High inflation: Centre unlikely to cut taxes on petrol and diesel

By: |
August 02, 2021 3:45 AM

The RBI has said on record on more than one occasion that it would expect the Centre and states to calibrate the taxes on auto fuels to check inflation.

Retail inflation stayed above the Reserve Bank of India’s (RBI’s) tolerance level for a second straight month in June (6.26%), as price pressure remained elevated across food and fuel segments.While the brokerage expects the policy normalisation to begin from late FY22, it thinks liquidity surplus recalibration can begin sooner.

The Centre may not cut the taxes on petrol and diesel despite the spike in inflation, as it reckons that the move could cause a substantial fiscal slippage without yielding much on the inflation front, according to official sources.

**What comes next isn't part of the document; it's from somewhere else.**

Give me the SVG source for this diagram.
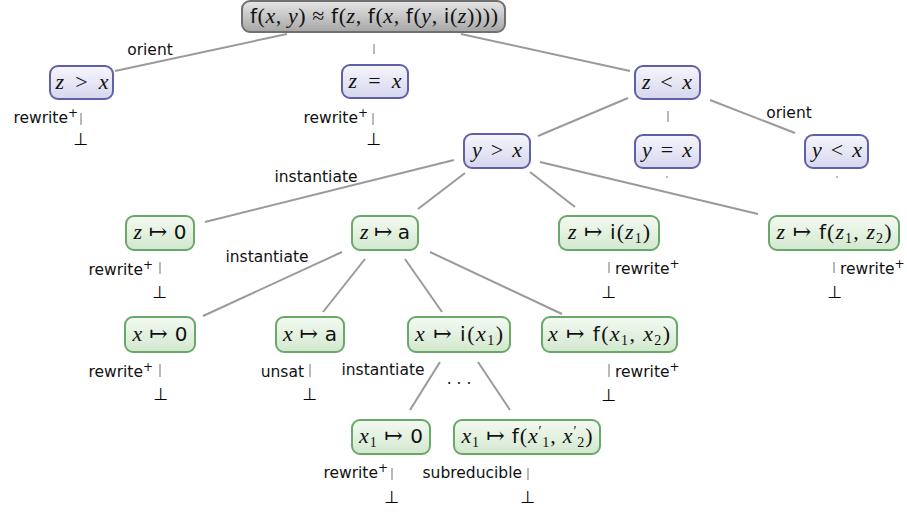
<svg xmlns="http://www.w3.org/2000/svg" width="907" height="514" viewBox="0 0 907 514">
<defs>
<linearGradient id="gBlue" x1="0" y1="0" x2="0" y2="1"><stop offset="0" stop-color="#f6f6fc"/><stop offset="1" stop-color="#d6d6ee"/></linearGradient>
<linearGradient id="gGreen" x1="0" y1="0" x2="0" y2="1"><stop offset="0" stop-color="#f4faf2"/><stop offset="1" stop-color="#d2e8ce"/></linearGradient>
<linearGradient id="gGray" x1="0" y1="0" x2="0" y2="1"><stop offset="0" stop-color="#e6e6e6"/><stop offset="1" stop-color="#a6a6a6"/></linearGradient>
</defs>
<style>
.blue{fill:url(#gBlue);stroke:#6060a8;stroke-width:2}
.green{fill:url(#gGreen);stroke:#68a868;stroke-width:2}
.gray{fill:url(#gGray);stroke:#707070;stroke-width:2}
.m{font-family:"Liberation Serif","DejaVu Serif",serif;font-size:22px;fill:#111;text-anchor:middle}
.i{font-style:italic}
.s{font-family:"DejaVu Sans","Liberation Sans",sans-serif;font-size:20px}
.sub{font-size:14px}
.lbl{font-family:"DejaVu Sans","Liberation Sans",sans-serif;font-size:15.5px;fill:#111}
.sup{font-size:12px}
.bot{font-family:"DejaVu Sans",sans-serif;font-size:17px;fill:#000;text-anchor:middle}
.e{stroke:#9a9a9a;stroke-width:2;fill:none}
.t{stroke:#a8a8a8;stroke-width:1.6;fill:none}
</style>
<g id="connectors">
<line class="e" x1="115" y1="71" x2="287" y2="34"/>
<line class="t" x1="374" y1="44" x2="374" y2="54"/>
<line class="e" x1="461" y1="34" x2="630" y2="71"/>
<line class="e" x1="628" y1="98" x2="538" y2="136"/>
<line class="t" x1="668" y1="111" x2="668" y2="122"/>
<line class="e" x1="710" y1="100" x2="795" y2="133"/>
<circle cx="667" cy="177" r="0.9" fill="#999"/>
<circle cx="837" cy="177" r="0.9" fill="#999"/>
<line class="e" x1="454" y1="160" x2="205" y2="222"/>
<line class="e" x1="465" y1="173" x2="418" y2="209"/>
<line class="e" x1="530" y1="172" x2="575" y2="207"/>
<line class="e" x1="540" y1="162" x2="758" y2="214"/>
<line class="e" x1="342" y1="252" x2="203" y2="316"/>
<line class="e" x1="365" y1="259" x2="323" y2="312"/>
<line class="e" x1="405" y1="259" x2="442" y2="312"/>
<line class="e" x1="430" y1="252" x2="562" y2="314"/>
<line class="e" x1="440" y1="362" x2="410" y2="410"/>
<line class="e" x1="478" y1="362" x2="510" y2="410"/>
<line class="t" x1="81" y1="113" x2="81" y2="125"/>
<line class="t" x1="373" y1="113" x2="373" y2="125"/>
<line class="t" x1="160" y1="262" x2="160" y2="274"/>
<line class="t" x1="609" y1="262" x2="609" y2="273"/>
<line class="t" x1="834" y1="262" x2="834" y2="273"/>
<line class="t" x1="160" y1="364" x2="160" y2="377"/>
<line class="t" x1="310" y1="364" x2="310" y2="377"/>
<line class="t" x1="609" y1="364" x2="609" y2="377"/>
<line class="t" x1="392" y1="468" x2="392" y2="480"/>
<line class="t" x1="528" y1="468" x2="528" y2="480"/>
</g>
<g id="labels">
<text class="lbl" x="150" y="55" text-anchor="middle">orient</text>
<text class="lbl" x="789" y="118" text-anchor="middle">orient</text>
<text class="lbl" x="316" y="182" text-anchor="middle">instantiate</text>
<text class="lbl" x="267" y="262" text-anchor="middle">instantiate</text>
<text class="lbl" x="383" y="375" text-anchor="middle">instantiate</text>
<text class="lbl" x="78" y="123" text-anchor="end">rewrite<tspan class="sup" dy="-6">+</tspan></text>
<text class="lbl" x="368" y="123" text-anchor="end">rewrite<tspan class="sup" dy="-6">+</tspan></text>
<text class="lbl" x="153" y="275" text-anchor="end">rewrite<tspan class="sup" dy="-6">+</tspan></text>
<text class="lbl" x="615" y="274">rewrite<tspan class="sup" dy="-6">+</tspan></text>
<text class="lbl" x="840" y="274">rewrite<tspan class="sup" dy="-6">+</tspan></text>
<text class="lbl" x="153" y="377" text-anchor="end">rewrite<tspan class="sup" dy="-6">+</tspan></text>
<text class="lbl" x="304" y="377" text-anchor="end">unsat</text>
<text class="lbl" x="615" y="377">rewrite<tspan class="sup" dy="-6">+</tspan></text>
<text class="lbl" x="388" y="478" text-anchor="end">rewrite<tspan class="sup" dy="-6">+</tspan></text>
<text class="lbl" x="522" y="478" text-anchor="end">subreducible</text>
<text class="lbl" x="459" y="389" text-anchor="middle">· · ·</text>
<text class="bot" x="81" y="145">⊥</text>
<text class="bot" x="374" y="145">⊥</text>
<text class="bot" x="160" y="298">⊥</text>
<text class="bot" x="609" y="298">⊥</text>
<text class="bot" x="835" y="298">⊥</text>
<text class="bot" x="161" y="400">⊥</text>
<text class="bot" x="310" y="400">⊥</text>
<text class="bot" x="609" y="401">⊥</text>
<text class="bot" x="392" y="503">⊥</text>
<text class="bot" x="528" y="503">⊥</text>
</g>
<g id="n-root"><rect class="gray" x="242" y="1" width="263" height="31" rx="8"/>
<text class="m" x="374" y="23" textLength="248"><tspan class="s">f</tspan>(<tspan class="i">x</tspan>, <tspan class="i">y</tspan>) ≈ <tspan class="s">f</tspan>(<tspan class="i">z</tspan>, <tspan class="s">f</tspan>(<tspan class="i">x</tspan>, <tspan class="s">f</tspan>(<tspan class="i">y</tspan>, <tspan class="s">i</tspan>(<tspan class="i">z</tspan>))))</text></g>
<g id="n-zgtx"><rect class="blue" x="50" y="66" width="63" height="33" rx="8"/><text class="m" x="82" y="89" textLength="53"><tspan class="i">z</tspan> &gt; <tspan class="i">x</tspan></text></g>
<g id="n-zeqx"><rect class="blue" x="342" y="65" width="66" height="33" rx="8"/><text class="m" x="375" y="88" textLength="53"><tspan class="i">z</tspan> = <tspan class="i">x</tspan></text></g>
<g id="n-zltx"><rect class="blue" x="635" y="66" width="65" height="33" rx="8"/><text class="m" x="667" y="89" textLength="50"><tspan class="i">z</tspan> &lt; <tspan class="i">x</tspan></text></g>
<g id="n-ygtx"><rect class="blue" x="464" y="134" width="66" height="34" rx="8"/><text class="m" x="497" y="157" textLength="50"><tspan class="i">y</tspan> &gt; <tspan class="i">x</tspan></text></g>
<g id="n-yeqx"><rect class="blue" x="635" y="135" width="65" height="33" rx="8"/><text class="m" x="667" y="157" textLength="50"><tspan class="i">y</tspan> = <tspan class="i">x</tspan></text></g>
<g id="n-yltx"><rect class="blue" x="805" y="135" width="63" height="33" rx="8"/><text class="m" x="837" y="157" textLength="50"><tspan class="i">y</tspan> &lt; <tspan class="i">x</tspan></text></g>
<g id="n-z0"><rect class="green" x="126" y="216" width="68" height="34" rx="8"/><text class="m" x="160" y="239" textLength="53"><tspan class="i">z</tspan> ↦ <tspan class="s">0</tspan></text></g>
<g id="n-za"><rect class="green" x="352" y="216" width="66" height="34" rx="8"/><text class="m" x="385" y="239" textLength="50"><tspan class="i">z</tspan> ↦ <tspan class="s">a</tspan></text></g>
<g id="n-zi"><rect class="green" x="559" y="216" width="100" height="34" rx="8"/><text class="m" x="609" y="239" textLength="82"><tspan class="i">z</tspan> ↦ <tspan class="s">i</tspan>(<tspan class="i">z</tspan><tspan class="sub" dy="4">1</tspan><tspan dy="-4">)</tspan></text></g>
<g id="n-zf"><rect class="green" x="769" y="216" width="130" height="34" rx="8"/><text class="m" x="834" y="239" textLength="115"><tspan class="i">z</tspan> ↦ <tspan class="s">f</tspan>(<tspan class="i">z</tspan><tspan class="sub" dy="4">1</tspan><tspan dy="-4">, </tspan><tspan class="i">z</tspan><tspan class="sub" dy="4">2</tspan><tspan dy="-4">)</tspan></text></g>
<g id="n-x0"><rect class="green" x="125" y="317" width="70" height="35" rx="8"/><text class="m" x="160" y="341" textLength="55"><tspan class="i">x</tspan> ↦ <tspan class="s">0</tspan></text></g>
<g id="n-xa"><rect class="green" x="276" y="317" width="68" height="35" rx="8"/><text class="m" x="310" y="341" textLength="54"><tspan class="i">x</tspan> ↦ <tspan class="s">a</tspan></text></g>
<g id="n-xi"><rect class="green" x="408" y="317" width="102" height="35" rx="8"/><text class="m" x="459" y="341" textLength="88"><tspan class="i">x</tspan> ↦ <tspan class="s">i</tspan>(<tspan class="i">x</tspan><tspan class="sub" dy="4">1</tspan><tspan dy="-4">)</tspan></text></g>
<g id="n-xf"><rect class="green" x="542" y="317" width="135" height="35" rx="8"/><text class="m" x="609" y="341" textLength="122"><tspan class="i">x</tspan> ↦ <tspan class="s">f</tspan>(<tspan class="i">x</tspan><tspan class="sub" dy="4">1</tspan><tspan dy="-4">, </tspan><tspan class="i">x</tspan><tspan class="sub" dy="4">2</tspan><tspan dy="-4">)</tspan></text></g>
<g id="n-x10"><rect class="green" x="352" y="420" width="78" height="34" rx="8"/><text class="m" x="391" y="443" textLength="64"><tspan class="i">x</tspan><tspan class="sub" dy="4">1</tspan><tspan dy="-4"> ↦ </tspan><tspan class="s">0</tspan></text></g>
<g id="n-x1f"><rect class="green" x="454" y="420" width="146" height="34" rx="8"/><text class="m" x="527" y="443" textLength="131"><tspan class="i">x</tspan><tspan class="sub" dy="4">1</tspan><tspan dy="-4"> ↦ </tspan><tspan class="s">f</tspan>(<tspan class="i">x</tspan><tspan class="sub" dy="-7">′</tspan><tspan class="sub" dy="11">1</tspan><tspan dy="-4">, </tspan><tspan class="i">x</tspan><tspan class="sub" dy="-7">′</tspan><tspan class="sub" dy="11">2</tspan><tspan dy="-4">)</tspan></text></g>
</svg>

Retail inflation stayed above the Reserve Bank of India’s (RBI’s) tolerance level for a second straight month in June (6.26%), as price pressure remained elevated across food and fuel segments. Wholesale price inflation eased in June to 12.07% from a series-high of 12.94% in the previous month but price pressure in fuel and manufactured items still remained high. Chief economic adviser KV Subramanian said recently that retail inflation could come in at less than 6% in July.

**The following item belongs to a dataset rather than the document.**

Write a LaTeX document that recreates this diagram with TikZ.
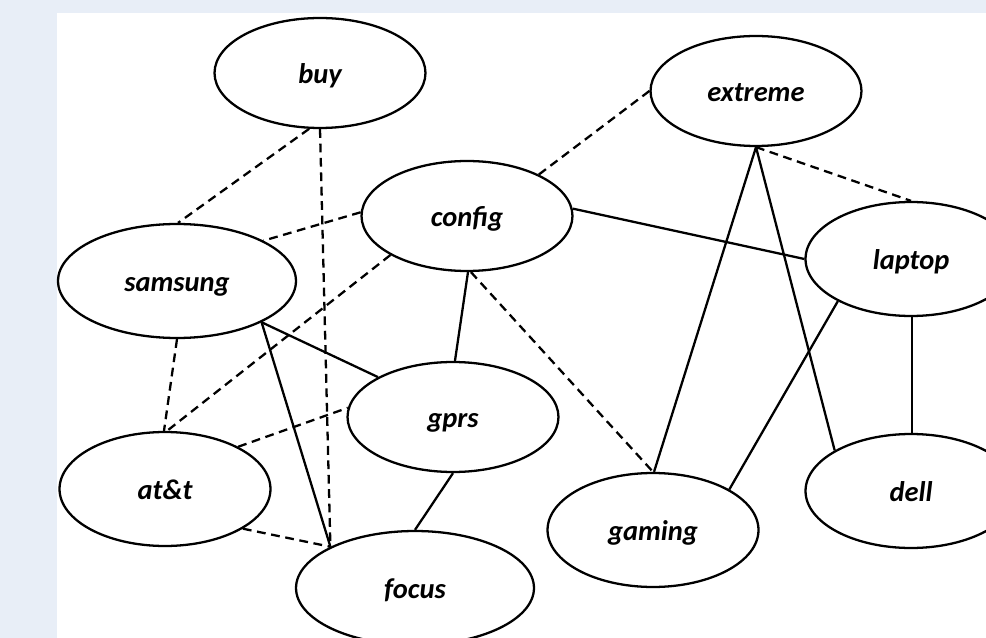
\documentclass[tikz,border=0pt]{standalone}
\usepackage{fontspec}
\setmainfont{Carlito}
\usepackage{tikz}
\usepackage{xcolor}
\usetikzlibrary{shapes.geometric}
\definecolor{pagebg}{HTML}{E8EEF7}
\definecolor{ink}{HTML}{000000}
\tikzset{
  term/.style={ellipse,draw=ink,fill=white,line width=1.3pt,
               minimum width=4.22cm,minimum height=2.2cm,inner sep=0pt,
               text height=13pt,text depth=0.5pt,
               font=\fontsize{16.2}{19}\selectfont\bfseries\itshape},
  wideterm/.style={term,minimum width=4.76cm,minimum height=2.28cm},
  solidlink/.style={draw=ink,line width=1.3pt},
  dashlink/.style={draw=ink,line width=1.3pt,dash pattern=on 5pt off 3.2pt}
}

\begin{document}
\begin{tikzpicture}[x=0.02cm,y=-0.02cm]
  \useasboundingbox (0,0) rectangle (986,638);
  \clip (0,0) rectangle (986,638);
  \fill[pagebg] (0,0) rectangle (986,638);
  \fill[white] (57,13) rectangle (986,638);
  % terms
  \node[term] (buy) at (320,73) {buy};
  \node[term] (extreme) at (756,91) {extreme};
  \node[term] (config) at (467,216) {config};
  \node[wideterm] (samsung) at (177,281) {samsung};
  \node[term,minimum height=2.28cm] (laptop) at (911,259) {laptop};
  \node[term] (gprs) at (453,417) {gprs};
  \node[term,minimum height=2.28cm] (att) at (165,489) {at\&t};
  \node[term,minimum height=2.28cm] (gaming) at (653,530) {gaming};
  \node[term,minimum height=2.28cm] (dell) at (911,491) {dell};
  \node[wideterm] (focus) at (415,588) {focus};
  % dashed links
  \draw[dashlink] (buy.259) -- (samsung.89);
  \draw[dashlink] (buy.270) -- (focus.154);
  \draw[dashlink] (extreme.180) -- (config.30);
  \draw[dashlink] (extreme.270) -- (laptop.90);
  \draw[dashlink] (config.178) -- (samsung.25);
  \draw[dashlink] (config.207) -- (att.88);
  \draw[dashlink] (config.274) -- (gaming.90);
  \draw[dashlink] (samsung.270) -- (att.91);
  \draw[dashlink] (att.30) -- (gprs.175);
  \draw[dashlink] (att.333) -- (focus.154);
  % solid links
  \draw[solidlink] (config.4) -- (laptop.180);
  \draw[solidlink] (config.271) -- (gprs.88);
  \draw[solidlink] (samsung.334) -- (gprs.152);
  \draw[solidlink] (samsung.334) -- (focus.154);
  \draw[solidlink] (gprs.270) -- (focus.90);
  \draw[solidlink] (extreme.270) -- (gaming.89);
  \draw[solidlink] (extreme.270) -- (dell.152);
  \draw[solidlink] (laptop.210) -- (gaming.28);
  \draw[solidlink] (laptop.271) -- (dell.89);
\end{tikzpicture}
\end{document}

The Union government, the sources said, could not afford to undermine a revenue-efficient tool like the assorted duties and cess on petrol and diesel, which have helped generate resources for infrastructure and other developmental expenditure. “Minor changes in (taxes on the two auto fuels) will not alter inflation expectations much. Whereas, these taxes are lowered by Rs 10/litre, the impact on the fiscal deficit will be 0.58% of gross domestic product (GDP) for the full year and 0.44% for nine months,” an official said.

The RBI has said on record on more than one occasion that it would expect the Centre and states to calibrate the taxes on auto fuels to check inflation.

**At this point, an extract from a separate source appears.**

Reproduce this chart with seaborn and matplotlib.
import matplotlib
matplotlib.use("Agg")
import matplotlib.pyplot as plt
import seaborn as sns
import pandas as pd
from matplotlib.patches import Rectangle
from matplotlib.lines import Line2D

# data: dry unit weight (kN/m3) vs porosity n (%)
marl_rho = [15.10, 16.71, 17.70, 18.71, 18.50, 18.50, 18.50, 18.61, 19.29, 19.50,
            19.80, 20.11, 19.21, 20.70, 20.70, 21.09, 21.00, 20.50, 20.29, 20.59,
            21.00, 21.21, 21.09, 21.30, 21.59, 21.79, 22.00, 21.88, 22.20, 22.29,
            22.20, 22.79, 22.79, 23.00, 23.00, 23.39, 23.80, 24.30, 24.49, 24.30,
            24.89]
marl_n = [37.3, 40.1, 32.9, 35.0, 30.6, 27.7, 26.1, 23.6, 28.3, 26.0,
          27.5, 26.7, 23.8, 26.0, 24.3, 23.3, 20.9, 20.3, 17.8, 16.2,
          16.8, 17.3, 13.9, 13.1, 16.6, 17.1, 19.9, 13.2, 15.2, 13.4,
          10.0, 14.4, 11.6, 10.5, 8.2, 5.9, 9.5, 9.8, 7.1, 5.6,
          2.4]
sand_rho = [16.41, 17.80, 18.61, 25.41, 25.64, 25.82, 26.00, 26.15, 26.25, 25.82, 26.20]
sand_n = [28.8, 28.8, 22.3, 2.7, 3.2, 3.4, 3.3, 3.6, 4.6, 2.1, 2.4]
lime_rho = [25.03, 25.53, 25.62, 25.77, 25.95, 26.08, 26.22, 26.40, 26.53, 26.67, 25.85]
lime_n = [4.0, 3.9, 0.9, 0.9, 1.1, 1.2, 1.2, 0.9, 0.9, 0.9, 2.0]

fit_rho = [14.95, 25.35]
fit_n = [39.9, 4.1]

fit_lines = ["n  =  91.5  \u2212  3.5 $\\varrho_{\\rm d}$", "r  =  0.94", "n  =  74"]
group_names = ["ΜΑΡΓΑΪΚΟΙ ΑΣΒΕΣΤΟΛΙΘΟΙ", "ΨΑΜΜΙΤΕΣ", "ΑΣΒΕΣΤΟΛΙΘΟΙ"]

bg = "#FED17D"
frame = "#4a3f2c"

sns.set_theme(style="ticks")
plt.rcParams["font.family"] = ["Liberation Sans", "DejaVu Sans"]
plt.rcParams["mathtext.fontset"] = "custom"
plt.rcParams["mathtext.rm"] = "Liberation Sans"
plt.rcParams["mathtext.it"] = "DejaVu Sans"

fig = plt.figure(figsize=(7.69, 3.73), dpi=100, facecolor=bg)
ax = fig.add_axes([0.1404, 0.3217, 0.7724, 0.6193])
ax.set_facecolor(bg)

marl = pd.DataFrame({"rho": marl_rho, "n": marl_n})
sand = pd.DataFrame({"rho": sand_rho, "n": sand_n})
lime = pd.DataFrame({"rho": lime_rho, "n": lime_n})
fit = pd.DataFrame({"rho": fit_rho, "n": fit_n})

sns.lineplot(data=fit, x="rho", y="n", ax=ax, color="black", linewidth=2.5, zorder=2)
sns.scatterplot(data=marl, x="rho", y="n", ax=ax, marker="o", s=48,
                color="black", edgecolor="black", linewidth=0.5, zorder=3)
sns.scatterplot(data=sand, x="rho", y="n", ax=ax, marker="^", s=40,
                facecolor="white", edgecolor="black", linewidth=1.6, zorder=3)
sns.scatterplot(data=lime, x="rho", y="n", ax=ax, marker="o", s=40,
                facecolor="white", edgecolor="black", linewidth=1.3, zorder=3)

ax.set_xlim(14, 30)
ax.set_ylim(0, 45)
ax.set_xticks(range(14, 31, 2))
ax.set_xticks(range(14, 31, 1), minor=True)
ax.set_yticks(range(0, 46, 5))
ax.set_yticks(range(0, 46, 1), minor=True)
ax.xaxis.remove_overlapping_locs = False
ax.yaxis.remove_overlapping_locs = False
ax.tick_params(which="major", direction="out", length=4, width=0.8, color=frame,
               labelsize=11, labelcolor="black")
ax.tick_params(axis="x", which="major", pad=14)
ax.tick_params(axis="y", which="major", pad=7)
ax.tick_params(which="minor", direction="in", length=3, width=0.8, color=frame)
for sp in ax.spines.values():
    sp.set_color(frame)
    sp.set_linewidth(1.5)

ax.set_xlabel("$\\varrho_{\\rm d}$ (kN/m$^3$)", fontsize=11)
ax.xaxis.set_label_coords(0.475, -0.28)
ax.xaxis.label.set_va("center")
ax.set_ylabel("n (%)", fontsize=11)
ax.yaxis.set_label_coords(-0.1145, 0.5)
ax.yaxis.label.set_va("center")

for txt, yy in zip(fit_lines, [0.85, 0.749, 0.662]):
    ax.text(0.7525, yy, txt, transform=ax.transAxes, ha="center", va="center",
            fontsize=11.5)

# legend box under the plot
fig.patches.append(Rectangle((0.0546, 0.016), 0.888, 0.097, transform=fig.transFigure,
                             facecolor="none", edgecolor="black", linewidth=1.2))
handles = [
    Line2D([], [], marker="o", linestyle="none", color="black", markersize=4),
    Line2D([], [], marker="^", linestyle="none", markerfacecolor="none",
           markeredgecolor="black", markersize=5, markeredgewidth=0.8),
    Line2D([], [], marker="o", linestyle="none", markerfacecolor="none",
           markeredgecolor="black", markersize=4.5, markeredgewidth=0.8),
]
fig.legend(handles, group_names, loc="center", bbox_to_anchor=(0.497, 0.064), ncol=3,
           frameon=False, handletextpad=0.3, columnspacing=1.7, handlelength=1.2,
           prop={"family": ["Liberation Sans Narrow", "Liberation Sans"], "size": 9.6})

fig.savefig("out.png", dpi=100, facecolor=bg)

Currently, the taxes on unbranded petrol and unbranded diesel are Rs 32.90/litre and Rs 31.80/litre, respectively; the taxes include basic excise duty of Rs 1.4, road and infrastructure development cess of Rs 18, agriculture and infrastructure development cess of Rs 2.5 and special additional excise duty of Rs 11. A similar tax structure prevails for diesel on which the total Union government-imposed taxed are Rs 31.8/ litre. These taxes are a big component of the final prices of the fuels to the consumer and the bulk revenue from the taxes are not shared with the state governments being not part of the divisible pool.

The taxes were increased by Rs 3 per litre on petrol and diesel from March 14, 2020. It was further increased by Rs 10/litre on petrol and Rs 13/litre on diesel from May 6, 2020. The excise duty on petrol and diesel fetched the Centre Rs 94,181 crore in Q1FY22. Given that the fuel consumption could rise in the second half of a year, the FY22 receipts from petrol and diesel could be around Rs 4 lakh crore or about Rs 90,000 crore more (subject to moderation if the third Covid wave occurs) than FY22 Budget estimate, officials reckon.

Recently, finance secretary TV Somanathan told FE that even with the relief package announced recently, the fiscal cost of which is estimated at around Rs 1.5 lakh crore, the fiscal deficit target of 6.8% of GDP for 2021-22 would be adhered to, given the possibility of revenue receipts exceeding the budget estimate and expenditure rationalisation being undertaken (most departments were asked to contain spending in Q2 at 20% of BE against norm of 25%).

Robust receipts from excise duty, which rose 88% year-on-year to Rs 3.34 lakh crore in FY21, helped the Centre register a 5.9% increase in its net tax revenue receipts in the financial year despite disruptions in economic activities due to Covid first wave. Higher central levy also helped the states to benefit as they levy sales tax/VAT on petroleum product prices inclusive of the Union government’s taxes. In FY21, state governments’ combined tax collections from the auto fuels was Rs 2 lakh crore, the same level as in FY20. With taxes constituting over 50% of retail sales price, petrol prices crossed over Rs 100/litre in many parts of the country.

With the weight of fuels like petrol, diesel and other fuels in the CPI being only 2.52%, the government is discounting any substantial inflationary pressure on account of higher fuel prices. However, its indirect impact through higher freight cost feeds into most other prices. Lower excise on fuels means higher disposable income or higher savings which has positive impact on the economy, said India Ratings chief economist DK Pant. “If producers are not passing higher transportation cost their profitability is going to hit leading to lower investment and consumption. The government’s fuel taxation policy is going to impact all three economic agents – government, producer and consumer,” Pant added.